WRITTEN INSTRUCTION:
Copy out the data below as written; omit any images.

GIVEN INFORMATION:

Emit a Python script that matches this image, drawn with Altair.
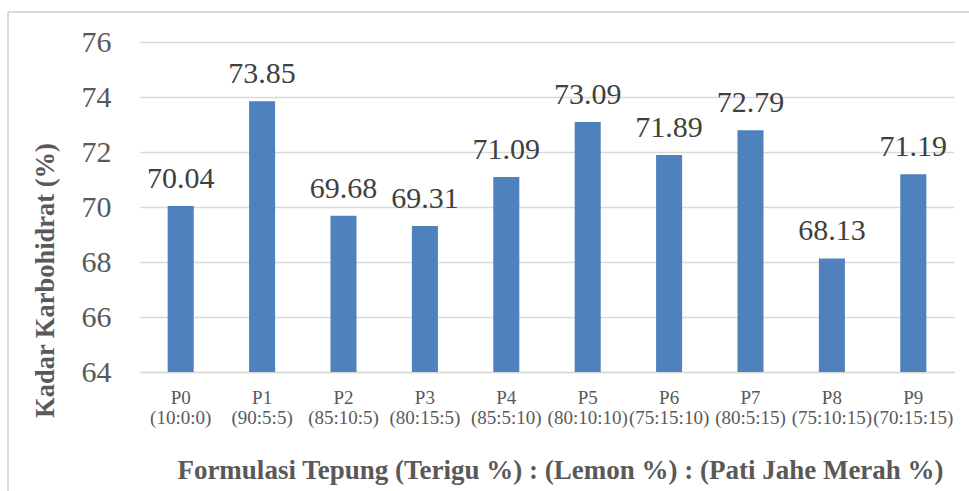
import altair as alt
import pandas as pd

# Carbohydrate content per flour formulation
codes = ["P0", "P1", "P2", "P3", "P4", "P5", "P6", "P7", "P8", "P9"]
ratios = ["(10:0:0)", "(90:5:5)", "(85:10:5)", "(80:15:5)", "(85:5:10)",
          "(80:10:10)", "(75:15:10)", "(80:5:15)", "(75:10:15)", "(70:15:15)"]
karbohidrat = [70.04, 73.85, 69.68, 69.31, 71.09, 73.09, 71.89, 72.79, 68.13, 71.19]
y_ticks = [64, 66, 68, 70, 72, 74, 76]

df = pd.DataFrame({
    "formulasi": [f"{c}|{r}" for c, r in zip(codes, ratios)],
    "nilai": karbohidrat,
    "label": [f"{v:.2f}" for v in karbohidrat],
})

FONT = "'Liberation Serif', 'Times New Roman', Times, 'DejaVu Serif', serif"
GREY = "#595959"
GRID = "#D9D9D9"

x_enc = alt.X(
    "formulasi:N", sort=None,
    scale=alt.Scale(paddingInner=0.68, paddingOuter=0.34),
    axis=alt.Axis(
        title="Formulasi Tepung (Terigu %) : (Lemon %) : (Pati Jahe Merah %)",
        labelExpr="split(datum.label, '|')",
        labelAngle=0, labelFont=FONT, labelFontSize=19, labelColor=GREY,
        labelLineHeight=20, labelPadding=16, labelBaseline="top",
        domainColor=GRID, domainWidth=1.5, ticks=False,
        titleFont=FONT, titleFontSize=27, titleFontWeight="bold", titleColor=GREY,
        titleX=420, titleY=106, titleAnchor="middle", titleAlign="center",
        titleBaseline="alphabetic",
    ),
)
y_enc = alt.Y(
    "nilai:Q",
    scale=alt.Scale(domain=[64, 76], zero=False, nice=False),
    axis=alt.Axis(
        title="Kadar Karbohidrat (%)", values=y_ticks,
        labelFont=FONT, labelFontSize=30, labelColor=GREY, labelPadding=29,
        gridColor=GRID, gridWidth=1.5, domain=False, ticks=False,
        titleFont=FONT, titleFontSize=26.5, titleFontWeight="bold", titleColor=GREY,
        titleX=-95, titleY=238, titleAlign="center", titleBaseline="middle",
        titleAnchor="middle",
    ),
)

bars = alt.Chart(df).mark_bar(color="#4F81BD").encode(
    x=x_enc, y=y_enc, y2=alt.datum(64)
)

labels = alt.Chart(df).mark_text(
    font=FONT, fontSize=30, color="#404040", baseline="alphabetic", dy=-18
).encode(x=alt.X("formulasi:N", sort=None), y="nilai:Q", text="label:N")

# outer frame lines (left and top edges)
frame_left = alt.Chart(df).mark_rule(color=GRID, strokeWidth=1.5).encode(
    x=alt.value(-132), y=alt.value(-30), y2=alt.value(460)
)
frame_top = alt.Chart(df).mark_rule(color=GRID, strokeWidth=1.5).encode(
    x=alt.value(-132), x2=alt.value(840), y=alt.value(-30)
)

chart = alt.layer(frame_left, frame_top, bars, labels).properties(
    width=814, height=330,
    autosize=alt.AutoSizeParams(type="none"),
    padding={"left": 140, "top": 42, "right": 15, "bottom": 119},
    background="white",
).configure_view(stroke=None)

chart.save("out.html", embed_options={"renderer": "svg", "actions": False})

COMPLETE ANSWER:
Emit a Python script that matches this image, drawn with Altair.
import altair as alt
import pandas as pd

# Carbohydrate content per flour formulation
codes = ["P0", "P1", "P2", "P3", "P4", "P5", "P6", "P7", "P8", "P9"]
ratios = ["(10:0:0)", "(90:5:5)", "(85:10:5)", "(80:15:5)", "(85:5:10)",
          "(80:10:10)", "(75:15:10)", "(80:5:15)", "(75:10:15)", "(70:15:15)"]
karbohidrat = [70.04, 73.85, 69.68, 69.31, 71.09, 73.09, 71.89, 72.79, 68.13, 71.19]
y_ticks = [64, 66, 68, 70, 72, 74, 76]

df = pd.DataFrame({
    "formulasi": [f"{c}|{r}" for c, r in zip(codes, ratios)],
    "nilai": karbohidrat,
    "label": [f"{v:.2f}" for v in karbohidrat],
})

FONT = "'Liberation Serif', 'Times New Roman', Times, 'DejaVu Serif', serif"
GREY = "#595959"
GRID = "#D9D9D9"

x_enc = alt.X(
    "formulasi:N", sort=None,
    scale=alt.Scale(paddingInner=0.68, paddingOuter=0.34),
    axis=alt.Axis(
        title="Formulasi Tepung (Terigu %) : (Lemon %) : (Pati Jahe Merah %)",
        labelExpr="split(datum.label, '|')",
        labelAngle=0, labelFont=FONT, labelFontSize=19, labelColor=GREY,
        labelLineHeight=20, labelPadding=16, labelBaseline="top",
        domainColor=GRID, domainWidth=1.5, ticks=False,
        titleFont=FONT, titleFontSize=27, titleFontWeight="bold", titleColor=GREY,
        titleX=420, titleY=106, titleAnchor="middle", titleAlign="center",
        titleBaseline="alphabetic",
    ),
)
y_enc = alt.Y(
    "nilai:Q",
    scale=alt.Scale(domain=[64, 76], zero=False, nice=False),
    axis=alt.Axis(
        title="Kadar Karbohidrat (%)", values=y_ticks,
        labelFont=FONT, labelFontSize=30, labelColor=GREY, labelPadding=29,
        gridColor=GRID, gridWidth=1.5, domain=False, ticks=False,
        titleFont=FONT, titleFontSize=26.5, titleFontWeight="bold", titleColor=GREY,
        titleX=-95, titleY=238, titleAlign="center", titleBaseline="middle",
        titleAnchor="middle",
    ),
)

bars = alt.Chart(df).mark_bar(color="#4F81BD").encode(
    x=x_enc, y=y_enc, y2=alt.datum(64)
)

labels = alt.Chart(df).mark_text(
    font=FONT, fontSize=30, color="#404040", baseline="alphabetic", dy=-18
).encode(x=alt.X("formulasi:N", sort=None), y="nilai:Q", text="label:N")

# outer frame lines (left and top edges)
frame_left = alt.Chart(df).mark_rule(color=GRID, strokeWidth=1.5).encode(
    x=alt.value(-132), y=alt.value(-30), y2=alt.value(460)
)
frame_top = alt.Chart(df).mark_rule(color=GRID, strokeWidth=1.5).encode(
    x=alt.value(-132), x2=alt.value(840), y=alt.value(-30)
)

chart = alt.layer(frame_left, frame_top, bars, labels).properties(
    width=814, height=330,
    autosize=alt.AutoSizeParams(type="none"),
    padding={"left": 140, "top": 42, "right": 15, "bottom": 119},
    background="white",
).configure_view(stroke=None)

chart.save("out.html", embed_options={"renderer": "svg", "actions": False})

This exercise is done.